__Written problem__
Open with the line that has "Rebuild this chart"; close with the line that has "ax.set_axisbelow(True)". Retype those lines exactly, images excluded.
>> Begin Task inputs
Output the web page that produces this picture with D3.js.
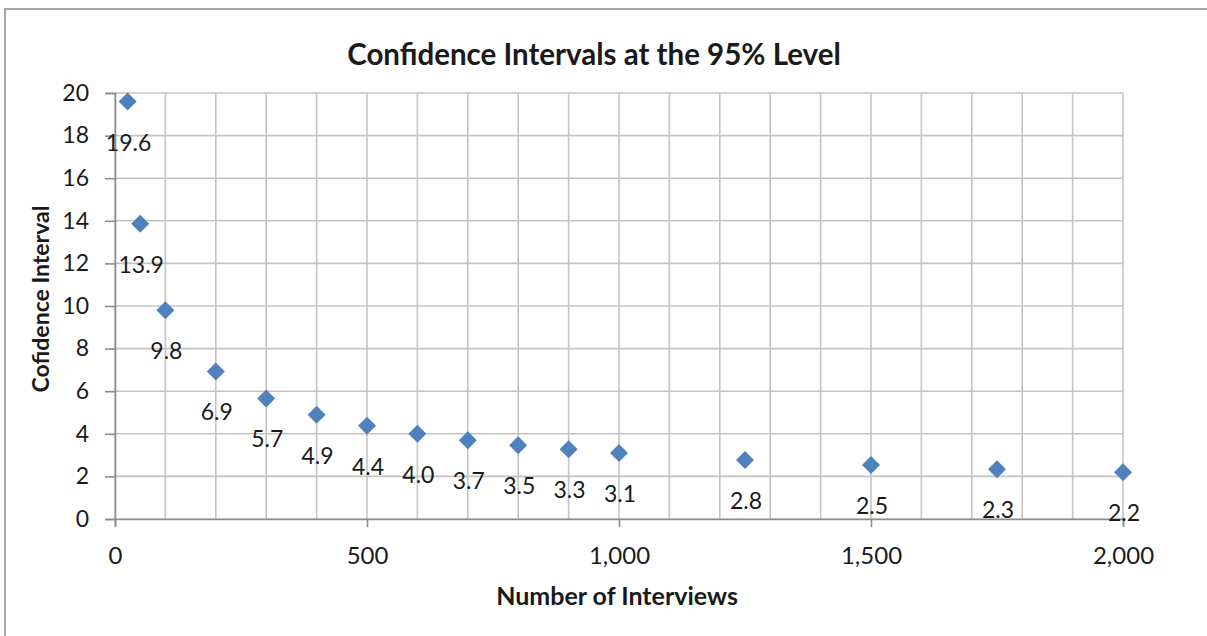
<!DOCTYPE html>
<html>
<head>
<meta charset="utf-8">
<script src="https://cdn.jsdelivr.net/npm/d3@7"></script>
<style>
  html, body { margin: 0; padding: 0; background: #fff; }
  svg { display: block; }
  text { font-family: Lato, "Open Sans", sans-serif; fill: #1a1a1a; }
</style>
</head>
<body>
<svg id="chart" width="1207" height="636"></svg>
<script>
// ---- data ----
const interviews = [25, 50, 100, 200, 300, 400, 500, 600, 700, 800, 900, 1000, 1250, 1500, 1750, 2000];
const confidence = [19.6, 13.86, 9.8, 6.93, 5.66, 4.9, 4.38, 4.0, 3.7, 3.46, 3.27, 3.1, 2.77, 2.53, 2.34, 2.19];
const xTicks = [0, 500, 1000, 1500, 2000];
const yTicks = [0, 2, 4, 6, 8, 10, 12, 14, 16, 18, 20];
const xGrid = d3.range(0, 2001, 100);
const title = "Confidence Intervals at the 95% Level";
const xTitle = "Number of Interviews";
const yTitle = "Cofidence Interval";

// ---- layout ----
const svg = d3.select("#chart");
const L = 115, R = 1123, T = 93, B = 519;

const x = d3.scaleLinear().domain([0, 2000]).range([L, R]);
const y = d3.scaleLinear().domain([0, 20]).range([B, T]);

// outer chart border (only top/left visible)
svg.append("rect").attr("x", 5).attr("y", 9).attr("width", 1230).attr("height", 660)
  .attr("fill", "#fff").attr("stroke", "#a6a6a6").attr("stroke-width", 2);

// gridlines
svg.append("g").selectAll("line").data(xGrid).join("line")
  .attr("x1", d => x(d)).attr("x2", d => x(d)).attr("y1", T).attr("y2", B)
  .attr("stroke", "#c4c4c4").attr("stroke-width", 1.6);
svg.append("g").selectAll("line").data(yTicks).join("line")
  .attr("x1", L).attr("x2", R).attr("y1", d => y(d)).attr("y2", d => y(d))
  .attr("stroke", "#c4c4c4").attr("stroke-width", 1.6);

// axes
const fmt = d3.format(",");
const xAxis = svg.append("g").attr("transform", `translate(0,${B})`)
  .call(d3.axisBottom(x).tickValues(xTicks).tickFormat(fmt).tickSize(8).tickPadding(20));
const yAxis = svg.append("g").attr("transform", `translate(${L},0)`)
  .call(d3.axisLeft(y).tickValues(yTicks).tickSize(10).tickPadding(16));
[xAxis, yAxis].forEach(a => {
  a.select(".domain").attr("stroke", "#8c8c8c").attr("stroke-width", 1.6);
  a.selectAll(".tick line").attr("stroke", "#8c8c8c").attr("stroke-width", 1.6);
  a.selectAll(".tick text").style("font-family", "Lato, sans-serif").attr("fill", "#1a1a1a");
});
xAxis.selectAll(".tick text").style("font-size", "24px");
yAxis.selectAll(".tick text").style("font-size", "23px");

// points
svg.append("g").selectAll("path").data(interviews).join("path")
  .attr("transform", (d, i) => `translate(${x(d)},${y(confidence[i])})`)
  .attr("d", "M0,-9L9,0L0,9L-9,0Z")
  .attr("fill", "#4f81bd");

// data labels
svg.append("g").selectAll("text").data(interviews).join("text")
  .attr("x", (d) => x(d) + 1)
  .attr("y", (d, i) => y(confidence[i]) + 40)
  .attr("text-anchor", "middle").attr("dominant-baseline", "central")
  .style("font-size", "23px")
  .text((d, i) => d3.format(".1f")(confidence[i]));

// titles
svg.append("text").attr("x", 594).attr("y", 53).attr("text-anchor", "middle")
  .attr("dominant-baseline", "central").style("font-size", "29.5px").style("font-weight", "bold").text(title);
svg.append("text").attr("x", 617).attr("y", 595).attr("text-anchor", "middle")
  .attr("dominant-baseline", "central").style("font-size", "25px").style("font-weight", "bold").text(xTitle);
svg.append("text").attr("transform", "translate(40,299) rotate(-90)").attr("text-anchor", "middle")
  .attr("dominant-baseline", "central").style("font-size", "23px").style("font-weight", "bold").text(yTitle);
</script>
</body>
</html>
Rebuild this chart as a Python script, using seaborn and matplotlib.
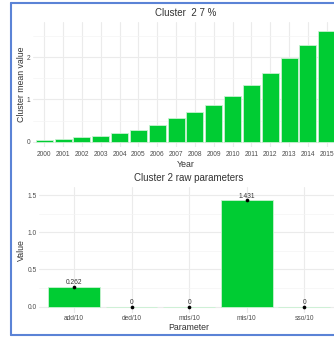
import matplotlib
matplotlib.use("Agg")
import matplotlib.pyplot as plt
import seaborn as sns
from matplotlib.lines import Line2D

sns.set_theme(style="whitegrid")
plt.rcParams['font.family'] = ['Liberation Sans', 'DejaVu Sans']

# data
years = ['2000', '2001', '2002', '2003', '2004', '2005', '2006', '2007',
         '2008', '2009', '2010', '2011', '2012', '2013', '2014', '2015']
mean_vals = [0.04, 0.055, 0.10, 0.14, 0.20, 0.28, 0.40, 0.55,
             0.71, 0.88, 1.09, 1.33, 1.63, 1.97, 2.28, 2.62]
params = ['add/10', 'ded/10', 'mds/10', 'mis/10', 'sso/10']
param_vals = [0.262, 0, 0, 1.431, 0]
param_labels = ['0.262', '0', '0', '1.431', '0']

green = '#00cc33'
edge = '#c9f2d2'
txt = '#4d4d4d'
W, H = 334, 337

fig = plt.figure(figsize=(W / 100, H / 100), dpi=100)
fig.patch.set_facecolor('white')

def box(l, t, r, b):
    return [l / W, 1 - b / H, (r - l) / W, (b - t) / H]

def style(ax):
    ax.set_facecolor('white')
    for s in ax.spines.values():
        s.set_visible(False)
    ax.grid(True, which='major', color='#ebebeb', linewidth=0.8)
    ax.grid(True, which='minor', axis='y', color='#f4f4f4', linewidth=0.5)
    ax.tick_params(length=0, labelsize=4.8, labelcolor=txt, pad=2)
    ax.set_axisbelow(True)

# top panel: cluster mean per year
ax1 = fig.add_axes(box(33, 21.7, 338, 147))
sns.barplot(x=years, y=mean_vals, color=green, saturation=1, width=0.9,
            edgecolor=edge, linewidth=0.6, ax=ax1)
ax1.set_xlim(-0.6, len(years) - 0.4)
ax1.set_ylim(-0.126, 2.84)
ax1.set_yticks([0, 1, 2])
ax1.set_yticks([0.5, 1.5, 2.5], minor=True)
style(ax1)
ax1.tick_params(axis='x', pad=3)
ax1.set_title('Cluster  2 7 %', fontsize=7, color='#333333', pad=4)
ax1.set_xlabel('Year', fontsize=6.3, color='#333333', labelpad=1)
ax1.set_ylabel('Cluster mean value', fontsize=6.3, color='#333333', va='center')
ax1.yaxis.set_label_coords((22 - 33) / 305, 0.5)

# bottom panel: raw parameters
ax2 = fig.add_axes(box(39.4, 186.7, 338.9, 313))
sns.barplot(x=params, y=param_vals, color=green, saturation=1, width=0.9,
            edgecolor=edge, linewidth=0.6, ax=ax2)
ax2.bar_label(ax2.containers[0], labels=param_labels, padding=0.5,
              fontsize=4.8, color='#333333')
sns.scatterplot(x=params, y=param_vals, color='black', s=7, linewidth=0,
                ax=ax2, zorder=5)
ax2.set_xlim(-0.6, len(params) - 0.4)
ax2.set_ylim(-0.085, 1.613)
ax2.set_yticks([0, 0.5, 1.0, 1.5])
ax2.set_yticklabels(['0.0', '0.5', '1.0', '1.5'])
ax2.set_yticks([0.25, 0.75, 1.25], minor=True)
style(ax2)
ax2.tick_params(axis='x', pad=1.5)
ax2.set_title('Cluster 2 raw parameters', fontsize=7, color='#333333', pad=4)
ax2.set_xlabel('Parameter', fontsize=6.3, color='#333333', labelpad=1)
ax2.set_ylabel('Value', fontsize=6.3, color='#333333', va='center')
ax2.yaxis.set_label_coords((21.7 - 39.4) / 299.5, 0.5)

# blue frame of the screenshot
blue = '#5b83d6'
fig.add_artist(Line2D([11 / W, 11 / W], [1 - 3 / H, 1 - 335 / H], color=blue, lw=1.5))
fig.add_artist(Line2D([11 / W, 1], [1 - 3 / H, 1 - 3 / H], color=blue, lw=1.5))
fig.add_artist(Line2D([11 / W, 1], [1 - 335 / H, 1 - 335 / H], color=blue, lw=1.5))

fig.savefig('out.png', dpi=100)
>> End Task inputs
__Output__
Rebuild this chart as a Python script, using seaborn and matplotlib.
import matplotlib
matplotlib.use("Agg")
import matplotlib.pyplot as plt
import seaborn as sns
from matplotlib.lines import Line2D

sns.set_theme(style="whitegrid")
plt.rcParams['font.family'] = ['Liberation Sans', 'DejaVu Sans']

# data
years = ['2000', '2001', '2002', '2003', '2004', '2005', '2006', '2007',
         '2008', '2009', '2010', '2011', '2012', '2013', '2014', '2015']
mean_vals = [0.04, 0.055, 0.10, 0.14, 0.20, 0.28, 0.40, 0.55,
             0.71, 0.88, 1.09, 1.33, 1.63, 1.97, 2.28, 2.62]
params = ['add/10', 'ded/10', 'mds/10', 'mis/10', 'sso/10']
param_vals = [0.262, 0, 0, 1.431, 0]
param_labels = ['0.262', '0', '0', '1.431', '0']

green = '#00cc33'
edge = '#c9f2d2'
txt = '#4d4d4d'
W, H = 334, 337

fig = plt.figure(figsize=(W / 100, H / 100), dpi=100)
fig.patch.set_facecolor('white')

def box(l, t, r, b):
    return [l / W, 1 - b / H, (r - l) / W, (b - t) / H]

def style(ax):
    ax.set_facecolor('white')
    for s in ax.spines.values():
        s.set_visible(False)
    ax.grid(True, which='major', color='#ebebeb', linewidth=0.8)
    ax.grid(True, which='minor', axis='y', color='#f4f4f4', linewidth=0.5)
    ax.tick_params(length=0, labelsize=4.8, labelcolor=txt, pad=2)
    ax.set_axisbelow(True)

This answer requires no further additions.